Store IoT data locally
A smart home with built-in inter-connective IoT technology can easily integrate more than 100 devices. If this technology is running on the cloud, the monthly data charge can easily exceed $500 per month. No consumer will be willing to pay those exorbitant costs. In order to build a pre-connected smart house, all smart behavior needs to run locally to minimize data usage from using the cloud.
Tie smart features together in a bundle
By building in IoT features, builders are able to make the home a truly smart device by installing a network of products that can communicate with each other. This can be accomplished through built-in Edge computing smart technology that communicates with every one of the home’s smart technology features and devices, serving as the Wi-Fi router and mesh network for the home’s smart technology. This not only makes the home more efficient and helps keep data costs down, but it can create opportunities to live a healthier lifestyle. For instance, an air quality sensor can tie into local parks to let homeowners know if the air quality is good during different times of the year. In addition, builders can choose a myriad of products that can all communicate with different systems to turn off lights, secure cameras or change the thermostat, all by voice command.
Narrowband technology is the gateway to tomorrow’s smart home
Narrowband (NB-Iot) is a specific, low frequency technology that can be accessed directly from cell phone towers and used to help smart home products communicate without relying on internet access. This means that the home will function as its own connected smart device upon purchase, without having to rely on acquiring additional equipment and getting the internet set up and running to make things work and connect. Narrowband technology allows the homebuilder to differentiate their construction and make a smart neighborhood truly smart. Furthermore, built-in NB-IoT technology provides homebuyers with stronger resale value for their property, should they choose to sell, as they will be able to market the home as ready to go as the ultimate smart device with self-internet capabilities and communication between multiple essential home technologies. Prospective homebuyers will undoubtedly value the built-in smart home technology and ability to avoid the cumbersome and sub-optimal process of reinstalling aftermarket smart home devices.
Smart neighborhoods use less power and are more energy efficient. With the home constructed as an effective smart device, lights and air temperature can be managed while outside the home, creating a future-focused, energy efficient neighborhood. With today’s technology, homebuilders can build a centralized-hub to manage all of the property’s products that rely on the energy grid, making it easier to be budget and earth friendly with one all-encompassing smart device—the home.
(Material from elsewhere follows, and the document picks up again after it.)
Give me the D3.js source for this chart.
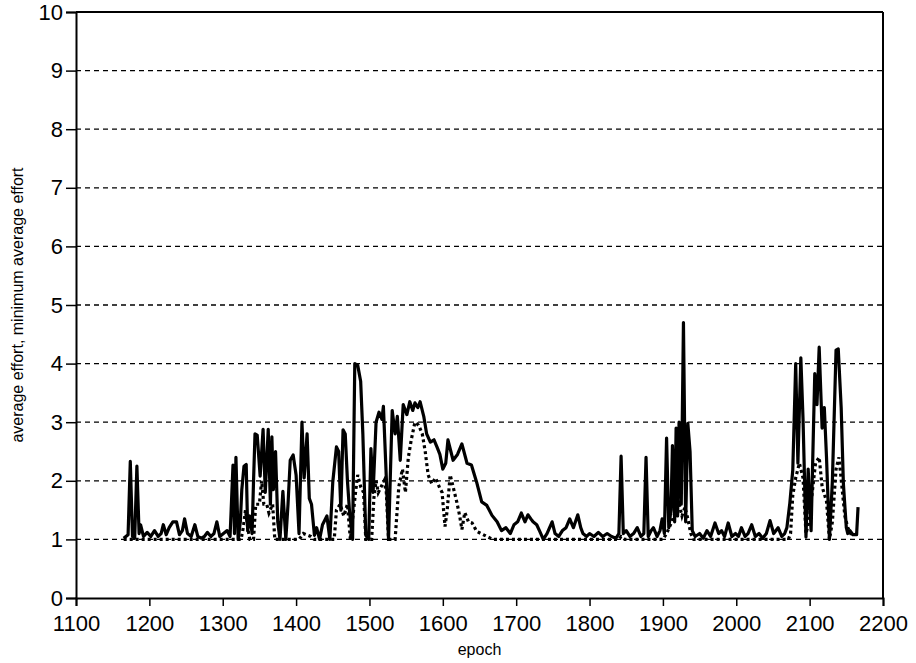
<!DOCTYPE html>
<html>
<head>
<meta charset="utf-8">
<script src="https://cdn.jsdelivr.net/npm/d3@7"></script>
<style>
  body { margin: 0; background: #fff; }
  svg text { font-family: "Liberation Sans", Arial, sans-serif; fill: #000; }
</style>
</head>
<body>
<div id="chart"></div>
<script>
/* values */
const avgEpochs = [1165,1168,1171,1174,1177,1180,1183,1186,1188,1192,1197,1202,1207,1212,1216,1219,1223,1227,1232,1237,1241,1245,1248,1252,1257,1262,1266,1271,1275,1279,1284,1288,1292,1296,1301,1306,1310,1314,1316,1318,1321,1324,1326,1329,1332,1334,1337,1340,1342,1344,1347,1351,1355,1358,1362,1365,1367,1369,1372,1375,1378,1382,1386,1389,1392,1396,1400,1404,1408,1411,1415,1418,1421,1425,1428,1432,1436,1442,1446,1450,1455,1458,1461,1464,1467,1470,1473,1477,1480,1484,1488,1491,1495,1499,1502,1505,1509,1513,1517,1519,1523,1526,1531,1535,1538,1542,1546,1551,1555,1559,1562,1566,1569,1574,1578,1583,1588,1592,1596,1600,1604,1607,1611,1614,1620,1626,1633,1639,1646,1653,1660,1667,1674,1680,1686,1692,1697,1702,1707,1712,1716,1720,1723,1728,1732,1737,1742,1749,1753,1758,1763,1768,1773,1778,1784,1788,1791,1796,1800,1806,1812,1818,1824,1830,1836,1840,1843,1846,1850,1855,1860,1865,1870,1874,1877,1880,1884,1887,1892,1896,1899,1902,1905,1908,1911,1913,1916,1918,1920,1922,1925,1928,1931,1934,1937,1940,1944,1950,1955,1960,1965,1971,1976,1980,1984,1989,1994,1999,2003,2007,2012,2016,2021,2026,2031,2036,2041,2046,2051,2057,2062,2066,2069,2073,2077,2081,2084,2088,2091,2095,2098,2102,2104,2107,2110,2113,2117,2120,2123,2127,2131,2136,2139,2143,2146,2150,2152,2155,2159,2164,2166];
const avgValues = [1.02,1.05,1.08,2.33,1.05,1.02,2.25,1.1,1.25,1.05,1.12,1.05,1.15,1.05,1.1,1.25,1.08,1.2,1.3,1.3,1.08,1.15,1.35,1.1,1.05,1.25,1.05,1.02,1.05,1.12,1.05,1.1,1.3,1.05,1.1,1.15,1.05,2.27,1.1,2.4,1.0,1.3,1.85,2.25,2.28,1.15,1.4,1.1,2.0,2.8,2.78,2.08,2.88,1.8,2.88,1.6,2.75,1.85,2.5,1.3,1.0,1.82,1.0,1.6,2.35,2.44,2.1,1.1,3.0,2.05,2.8,1.7,1.6,1.07,1.2,1.0,1.25,1.4,1.0,1.98,2.58,2.5,1.5,2.87,2.8,2.0,1.45,1.0,4.0,3.97,3.7,2.8,1.07,1.0,2.55,1.8,3.0,3.17,3.05,3.27,2.05,1.0,3.2,2.8,3.1,2.35,3.3,3.13,3.35,3.2,3.33,3.25,3.35,3.1,2.8,2.66,2.7,2.58,2.45,2.2,2.3,2.7,2.5,2.35,2.45,2.63,2.3,2.27,1.98,1.64,1.58,1.41,1.3,1.15,1.2,1.1,1.25,1.3,1.45,1.3,1.42,1.35,1.3,1.25,1.14,1.0,1.1,1.3,1.1,1.05,1.15,1.2,1.35,1.2,1.42,1.2,1.1,1.05,1.1,1.05,1.12,1.05,1.1,1.05,1.02,1.1,2.42,1.1,1.15,1.05,1.1,1.2,1.05,1.1,2.4,1.05,1.15,1.2,1.05,1.15,1.35,1.1,2.73,1.2,1.5,2.6,1.3,2.9,1.4,3.0,1.6,4.7,1.3,2.98,2.5,1.15,1.05,1.1,1.02,1.15,1.05,1.28,1.1,1.15,1.05,1.28,1.05,1.1,1.05,1.2,1.05,1.1,1.25,1.05,1.1,1.02,1.1,1.32,1.1,1.2,1.05,1.1,1.2,1.62,2.18,4.0,2.3,4.1,3.05,1.04,2.2,1.15,2.25,3.83,3.3,4.28,2.9,3.25,2.4,1.0,2.0,4.23,4.25,3.25,1.95,1.2,1.1,1.15,1.08,1.08,1.55];

const minEpochs = [1165,1310,1325,1328,1331,1334,1337,1342,1345,1350,1353,1356,1360,1363,1368,1371,1400,1404,1410,1420,1425,1452,1455,1460,1465,1470,1474,1481,1484,1488,1492,1495,1503,1506,1509,1512,1520,1523,1526,1535,1540,1545,1549,1553,1557,1562,1567,1572,1576,1580,1585,1590,1595,1599,1603,1606,1610,1614,1619,1623,1626,1630,1635,1640,1646,1652,1660,1668,1840,1843,1848,1900,1905,1912,1918,1922,1926,1930,1934,1938,1942,2071,2074,2077,2081,2086,2091,2095,2099,2104,2108,2113,2117,2123,2127,2131,2136,2140,2144,2148,2152,2156,2166];
const minValues = [1.0,1.0,1.0,1.2,1.5,1.2,1.0,1.0,1.6,1.6,2.0,1.6,1.6,1.45,1.6,1.0,1.0,1.0,1.1,1.05,1.0,1.0,1.5,1.6,1.4,1.6,1.0,1.8,2.1,1.9,1.8,1.0,1.0,1.7,2.0,1.8,2.0,1.8,1.0,1.0,1.9,2.2,1.8,2.4,2.7,3.0,2.95,2.8,2.5,2.1,1.95,2.05,1.9,1.8,1.22,1.5,2.1,1.9,1.64,1.4,1.17,1.46,1.3,1.28,1.14,1.1,1.05,1.0,1.0,1.05,1.0,1.0,1.1,1.3,1.5,1.6,1.4,1.55,1.35,1.1,1.0,1.0,1.1,1.75,2.05,2.3,2.05,1.1,1.3,1.85,2.3,2.4,1.9,1.65,1.0,1.3,2.2,2.4,1.9,1.4,1.2,1.1,1.1];

const xTicks = [1100,1200,1300,1400,1500,1600,1700,1800,1900,2000,2100,2200];
const yTicks = [0,1,2,3,4,5,6,7,8,9,10];
const gridValues = [1,2,3,4,5,6,7,8,9];

const svgW = 916, svgH = 663;
const margin = {top: 12, right: 33, bottom: 65, left: 76};
const width = svgW - margin.left - margin.right;
const height = svgH - margin.top - margin.bottom;

const x = d3.scaleLinear().domain([1100, 2200]).range([0, width]);
const y = d3.scaleLinear().domain([0, 10]).range([height, 0]);

const svg = d3.select("#chart")
    .append("svg")
        .attr("width", svgW)
        .attr("height", svgH)
    .append("g")
        .attr("transform", "translate(" + margin.left + "," + margin.top + ")");

/* dashed grid */
svg.selectAll(".grid")
    .data(gridValues)
    .enter().append("line")
        .attr("x1", 0).attr("x2", width)
        .attr("y1", d => y(d)).attr("y2", d => y(d))
        .attr("stroke", "#000")
        .attr("stroke-width", 1.3)
        .attr("stroke-dasharray", "5,4");

/* lines */
const avgData = avgEpochs.map((e, i) => [e, avgValues[i]]);
const minData = minEpochs.map((e, i) => [e, minValues[i]]);
const line = d3.line().x(d => x(d[0])).y(d => y(d[1]));

svg.append("path")
    .datum(minData)
    .attr("d", line)
    .attr("fill", "none")
    .attr("stroke", "#000")
    .attr("stroke-width", 3.2)
    .attr("stroke-dasharray", "3,3");

svg.append("path")
    .datum(avgData)
    .attr("d", line)
    .attr("fill", "none")
    .attr("stroke", "#000")
    .attr("stroke-width", 3.2)
    .attr("stroke-linejoin", "round");

/* frame: top and right */
svg.append("line")
    .attr("x1", 0).attr("x2", width).attr("y1", 0).attr("y2", 0)
    .attr("stroke", "#000").attr("stroke-width", 2);
svg.append("line")
    .attr("x1", width).attr("x2", width).attr("y1", 0).attr("y2", height)
    .attr("stroke", "#000").attr("stroke-width", 2);

/* axes */
const xAxis = svg.append("g")
    .attr("transform", "translate(0," + height + ")")
    .call(d3.axisBottom(x).tickValues(xTicks).tickFormat(d3.format("d")).tickSize(8).tickPadding(9));
const yAxis = svg.append("g")
    .call(d3.axisLeft(y).tickValues(yTicks).tickSize(10).tickPadding(3));

[xAxis, yAxis].forEach(g => {
    g.select(".domain").attr("stroke-width", 2);
    g.selectAll(".tick line").attr("stroke-width", 1.5);
    g.selectAll(".tick text")
        .style("font-size", "22px")
        .style("font-family", "'Liberation Sans', Arial, sans-serif");
});

/* titles */
svg.append("text")
    .attr("x", width / 2)
    .attr("y", height + 57)
    .attr("text-anchor", "middle")
    .style("font-size", "16px")
    .text("epoch");

svg.append("text")
    .attr("transform", "translate(" + (-53) + "," + (height / 2) + ") rotate(-90)")
    .attr("text-anchor", "middle")
    .style("font-size", "16px")
    .text("average effort, minimum average effort");
</script>
</body>
</html>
Smart neighborhoods are the future and are in high-demand. While other homebuilders rely on the homeowner to purchase aftermarket products and integrate their own smart home technology, take advantage of the opportunity now to construct houses and developments that serve as their own smart devices and networks of interconnected, green smart home functionality and technology. Take into consideration these four tips to give your homebuyer the perfect access to the end game for all smart home technology—a home that serves as its own smart device.